GOAL: Set all the material down again unchanged, without the pictures.

* Start *

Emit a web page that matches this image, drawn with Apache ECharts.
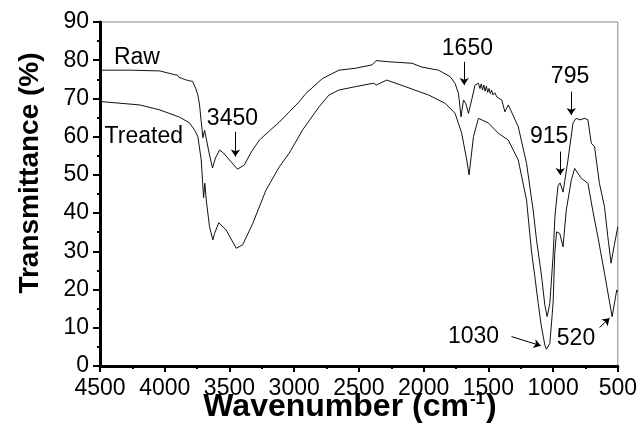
<!DOCTYPE html>
<html>
<head>
<meta charset="utf-8">
<script src="https://cdn.jsdelivr.net/npm/echarts@6/dist/echarts.min.js"></script>
<style>
html,body{margin:0;padding:0;background:#fff;}
#chart{width:640px;height:432px;}
</style>
</head>
<body>
<div id="chart"></div>
<script>
// ---- Data (wavenumber in cm-1, transmittance in %) ----
const rawWavenumber = [4500,4269,4038,3923,3910,3900,3890,3880,3870,3860,3850,3840,3830,3820,3808,3795,3785,3762,3744,3731,3718,3705,3692,3677,3654,3631,3608,3577,3546,3500,3438,3385,3331,3269,3192,3115,3038,2962,2910,2782,2654,2525,2397,2368,2269,2090,2013,1885,1795,1757,1731,1711,1692,1674,1654,1629,1603,1577,1565,1555,1545,1535,1525,1515,1505,1495,1485,1475,1465,1450,1435,1423,1397,1372,1346,1269,1205,1154,1128,1090,1064,1046,1025,1000,985,962,946,923,885,846,823,792,756,731,705,680,642,603,577,552,527,500];
const rawValue = [77.4,77.4,77.2,76.2,75.8,76.1,75.5,75.9,75.3,75.6,75.0,75.4,74.8,75.1,74.6,74.9,74.5,72.7,70.9,68.3,63.9,59.7,61.7,59.1,55.2,51.8,54.4,56.5,55.7,53.9,51.5,52.6,56.0,59.1,61.5,63.8,66.5,69.1,71.3,75.2,77.4,77.9,78.8,79.9,79.6,79.2,78.2,77.4,75.7,73.9,71.3,65.2,69.6,68.7,66.1,69.6,73.5,74.0,72.6,73.8,72.2,73.5,71.9,73.2,71.6,72.6,71.3,72.2,70.9,71.5,70.4,70.5,69.6,66.5,68.3,62.6,53.0,40.8,33.0,23.8,16.0,12.9,16.4,28.8,39.5,47.1,47.9,45.5,53.9,63.6,64.8,64.4,64.8,64.4,58.3,57.4,47.8,41.7,33.8,26.9,31.7,36.4];

const treatedWavenumber = [4500,4192,4038,3885,3808,3769,3744,3718,3705,3700,3690,3679,3654,3628,3615,3582,3526,3448,3398,3320,3218,3115,3038,2936,2808,2731,2654,2525,2385,2367,2285,2142,1962,1833,1757,1706,1667,1649,1615,1577,1500,1423,1346,1269,1205,1167,1141,1115,1092,1064,1052,1025,1000,987,973,949,923,898,859,833,808,782,731,692,654,603,544,508,500];
const treatedValue = [69.2,68.3,67.0,65.1,63.6,61.7,60.0,53.9,46.9,44.0,47.8,43.4,36.4,33.0,34.7,37.5,35.6,30.8,31.7,37.3,46.0,52.1,55.7,61.7,67.8,70.9,72.2,73.1,74.0,73.5,74.8,73.1,70.9,68.7,66.1,60.9,53.9,50.0,60.0,64.8,63.6,60.9,59.1,53.9,43.4,30.1,23.4,16.4,10.7,5.5,4.4,5.9,16.4,29.5,35.1,34.7,31.2,40.8,48.7,51.7,50.4,49.1,47.8,40.4,33.8,24.3,12.9,19.9,19.4];

// axis ticks
const xMin = 500, xMax = 4500, xStep = 500;
const yMin = 0, yMax = 90, yStep = 10;

// annotation texts and their anchor points (data coordinates)
const noteText = ['Raw','Treated','3450','1650','915','795','1030','520'];
const noteWavenumber = [4215,4162,3477,1662,1031,869,1615,823];
const noteValue = [80.6,59.9,64.6,82.9,59.9,75.6,7.8,7.1];

// arrows (data coordinates)
const arrowFromW = [3454,1687,945,860,1321,641];
const arrowFromV = [61.3,79.6,56.1,71.8,7.7,10.1];
const arrowToW   = [3454,1687,945,860,1095,564];
const arrowToV   = [54.8,73.5,50.0,65.7,5.3,12.5];

const FONT = '"Liberation Sans", Arial, Helvetica, sans-serif';

const rawData = rawWavenumber.map((w,i)=>[w, rawValue[i]]);
const treatedData = treatedWavenumber.map((w,i)=>[w, treatedValue[i]]);

const chart = echarts.init(document.getElementById('chart'), null, {renderer:'canvas'});
chart.setOption({
  animation: false,
  backgroundColor: '#fff',
  grid: { left: 100, right: 19, top: 22, bottom: 66, show: true, borderColor: '#8a8a8a', borderWidth: 1, backgroundColor: 'transparent' },
  xAxis: {
    type: 'value', inverse: true, min: xMin, max: xMax, interval: xStep,
    axisLine: { show: true, onZero: false, lineStyle: { color: '#000', width: 3 } },
    axisTick: { show: true, inside: false, length: 6, lineStyle: { color: '#000', width: 2 } },
    minorTick: { show: true, splitNumber: 2, length: 3, lineStyle: { color: '#000', width: 2 } },
    splitLine: { show: false },
    axisLabel: { color: '#000', fontSize: 23, fontFamily: FONT, margin: 11, showMinLabel: true, showMaxLabel: true,
                 formatter: v => String(v) }
  },
  yAxis: {
    type: 'value', min: yMin, max: yMax, interval: yStep,
    axisLine: { show: true, onZero: false, lineStyle: { color: '#000', width: 3 } },
    axisTick: { show: true, inside: false, length: 7, lineStyle: { color: '#000', width: 2 } },
    minorTick: { show: true, splitNumber: 2, length: 3, lineStyle: { color: '#000', width: 2 } },
    splitLine: { show: false },
    axisLabel: { color: '#000', fontSize: 23, fontFamily: FONT, margin: 11, formatter: v => String(v) }
  },
  graphic: [
    { type: 'text', x: 30, y: 173, rotation: Math.PI/2, silent: true,
      style: { text: 'Transmittance (%)', font: 'bold 28px ' + FONT, fill: '#000', align: 'center', verticalAlign: 'middle' } },
    { type: 'text', x: 350, y: 407, silent: true,
      style: { text: '{a|Wavenumber (cm}{s|-1}{a|)}', align: 'center', verticalAlign: 'middle', fill: '#000',
        rich: { a: { font: 'bold 32px ' + FONT, fill: '#000' },
                s: { font: 'bold 17px ' + FONT, fill: '#000', verticalAlign: 'top', padding: [0,1,16,1] } } } }
  ],
  series: [
    { name: 'Raw', type: 'line', data: rawData, showSymbol: false, silent: true,
      lineStyle: { color: '#111', width: 1 },
      markLine: {
        silent: true, symbol: ['none','arrow'], symbolSize: 7,
        lineStyle: { color: '#000', width: 1, type: 'solid' },
        label: { show: false },
        data: arrowFromW.map((w,i)=>[{coord:[w, arrowFromV[i]]},{coord:[arrowToW[i], arrowToV[i]]}])
      },
      markPoint: {
        silent: true, symbol: 'circle', symbolSize: 0,
        label: { show: true, position: 'inside', formatter: '{b}', color: '#000', fontSize: 23, fontFamily: FONT },
        data: noteText.map((t,i)=>({ name: t, coord: [noteWavenumber[i], noteValue[i]] }))
      }
    },
    { name: 'Treated', type: 'line', data: treatedData, showSymbol: false, silent: true,
      lineStyle: { color: '#111', width: 1 } }
  ]
});
</script>
</body>
</html>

* End *

OUTPUT FOR THIS TASK:
Emit a web page that matches this image, drawn with Apache ECharts.
<!DOCTYPE html>
<html>
<head>
<meta charset="utf-8">
<script src="https://cdn.jsdelivr.net/npm/echarts@6/dist/echarts.min.js"></script>
<style>
html,body{margin:0;padding:0;background:#fff;}
#chart{width:640px;height:432px;}
</style>
</head>
<body>
<div id="chart"></div>
<script>
// ---- Data (wavenumber in cm-1, transmittance in %) ----
const rawWavenumber = [4500,4269,4038,3923,3910,3900,3890,3880,3870,3860,3850,3840,3830,3820,3808,3795,3785,3762,3744,3731,3718,3705,3692,3677,3654,3631,3608,3577,3546,3500,3438,3385,3331,3269,3192,3115,3038,2962,2910,2782,2654,2525,2397,2368,2269,2090,2013,1885,1795,1757,1731,1711,1692,1674,1654,1629,1603,1577,1565,1555,1545,1535,1525,1515,1505,1495,1485,1475,1465,1450,1435,1423,1397,1372,1346,1269,1205,1154,1128,1090,1064,1046,1025,1000,985,962,946,923,885,846,823,792,756,731,705,680,642,603,577,552,527,500];
const rawValue = [77.4,77.4,77.2,76.2,75.8,76.1,75.5,75.9,75.3,75.6,75.0,75.4,74.8,75.1,74.6,74.9,74.5,72.7,70.9,68.3,63.9,59.7,61.7,59.1,55.2,51.8,54.4,56.5,55.7,53.9,51.5,52.6,56.0,59.1,61.5,63.8,66.5,69.1,71.3,75.2,77.4,77.9,78.8,79.9,79.6,79.2,78.2,77.4,75.7,73.9,71.3,65.2,69.6,68.7,66.1,69.6,73.5,74.0,72.6,73.8,72.2,73.5,71.9,73.2,71.6,72.6,71.3,72.2,70.9,71.5,70.4,70.5,69.6,66.5,68.3,62.6,53.0,40.8,33.0,23.8,16.0,12.9,16.4,28.8,39.5,47.1,47.9,45.5,53.9,63.6,64.8,64.4,64.8,64.4,58.3,57.4,47.8,41.7,33.8,26.9,31.7,36.4];

const treatedWavenumber = [4500,4192,4038,3885,3808,3769,3744,3718,3705,3700,3690,3679,3654,3628,3615,3582,3526,3448,3398,3320,3218,3115,3038,2936,2808,2731,2654,2525,2385,2367,2285,2142,1962,1833,1757,1706,1667,1649,1615,1577,1500,1423,1346,1269,1205,1167,1141,1115,1092,1064,1052,1025,1000,987,973,949,923,898,859,833,808,782,731,692,654,603,544,508,500];
const treatedValue = [69.2,68.3,67.0,65.1,63.6,61.7,60.0,53.9,46.9,44.0,47.8,43.4,36.4,33.0,34.7,37.5,35.6,30.8,31.7,37.3,46.0,52.1,55.7,61.7,67.8,70.9,72.2,73.1,74.0,73.5,74.8,73.1,70.9,68.7,66.1,60.9,53.9,50.0,60.0,64.8,63.6,60.9,59.1,53.9,43.4,30.1,23.4,16.4,10.7,5.5,4.4,5.9,16.4,29.5,35.1,34.7,31.2,40.8,48.7,51.7,50.4,49.1,47.8,40.4,33.8,24.3,12.9,19.9,19.4];

// axis ticks
const xMin = 500, xMax = 4500, xStep = 500;
const yMin = 0, yMax = 90, yStep = 10;

// annotation texts and their anchor points (data coordinates)
const noteText = ['Raw','Treated','3450','1650','915','795','1030','520'];
const noteWavenumber = [4215,4162,3477,1662,1031,869,1615,823];
const noteValue = [80.6,59.9,64.6,82.9,59.9,75.6,7.8,7.1];

// arrows (data coordinates)
const arrowFromW = [3454,1687,945,860,1321,641];
const arrowFromV = [61.3,79.6,56.1,71.8,7.7,10.1];
const arrowToW   = [3454,1687,945,860,1095,564];
const arrowToV   = [54.8,73.5,50.0,65.7,5.3,12.5];

const FONT = '"Liberation Sans", Arial, Helvetica, sans-serif';

const rawData = rawWavenumber.map((w,i)=>[w, rawValue[i]]);
const treatedData = treatedWavenumber.map((w,i)=>[w, treatedValue[i]]);

const chart = echarts.init(document.getElementById('chart'), null, {renderer:'canvas'});
chart.setOption({
  animation: false,
  backgroundColor: '#fff',
  grid: { left: 100, right: 19, top: 22, bottom: 66, show: true, borderColor: '#8a8a8a', borderWidth: 1, backgroundColor: 'transparent' },
  xAxis: {
    type: 'value', inverse: true, min: xMin, max: xMax, interval: xStep,
    axisLine: { show: true, onZero: false, lineStyle: { color: '#000', width: 3 } },
    axisTick: { show: true, inside: false, length: 6, lineStyle: { color: '#000', width: 2 } },
    minorTick: { show: true, splitNumber: 2, length: 3, lineStyle: { color: '#000', width: 2 } },
    splitLine: { show: false },
    axisLabel: { color: '#000', fontSize: 23, fontFamily: FONT, margin: 11, showMinLabel: true, showMaxLabel: true,
                 formatter: v => String(v) }
  },
  yAxis: {
    type: 'value', min: yMin, max: yMax, interval: yStep,
    axisLine: { show: true, onZero: false, lineStyle: { color: '#000', width: 3 } },
    axisTick: { show: true, inside: false, length: 7, lineStyle: { color: '#000', width: 2 } },
    minorTick: { show: true, splitNumber: 2, length: 3, lineStyle: { color: '#000', width: 2 } },
    splitLine: { show: false },
    axisLabel: { color: '#000', fontSize: 23, fontFamily: FONT, margin: 11, formatter: v => String(v) }
  },
  graphic: [
    { type: 'text', x: 30, y: 173, rotation: Math.PI/2, silent: true,
      style: { text: 'Transmittance (%)', font: 'bold 28px ' + FONT, fill: '#000', align: 'center', verticalAlign: 'middle' } },
    { type: 'text', x: 350, y: 407, silent: true,
      style: { text: '{a|Wavenumber (cm}{s|-1}{a|)}', align: 'center', verticalAlign: 'middle', fill: '#000',
        rich: { a: { font: 'bold 32px ' + FONT, fill: '#000' },
                s: { font: 'bold 17px ' + FONT, fill: '#000', verticalAlign: 'top', padding: [0,1,16,1] } } } }
  ],
  series: [
    { name: 'Raw', type: 'line', data: rawData, showSymbol: false, silent: true,
      lineStyle: { color: '#111', width: 1 },
      markLine: {
        silent: true, symbol: ['none','arrow'], symbolSize: 7,
        lineStyle: { color: '#000', width: 1, type: 'solid' },
        label: { show: false },
        data: arrowFromW.map((w,i)=>[{coord:[w, arrowFromV[i]]},{coord:[arrowToW[i], arrowToV[i]]}])
      },
      markPoint: {
        silent: true, symbol: 'circle', symbolSize: 0,
        label: { show: true, position: 'inside', formatter: '{b}', color: '#000', fontSize: 23, fontFamily: FONT },
        data: noteText.map((t,i)=>({ name: t, coord: [noteWavenumber[i], noteValue[i]] }))
      }
    },
    { name: 'Treated', type: 'line', data: treatedData, showSymbol: false, silent: true,
      lineStyle: { color: '#111', width: 1 } }
  ]
});
</script>
</body>
</html>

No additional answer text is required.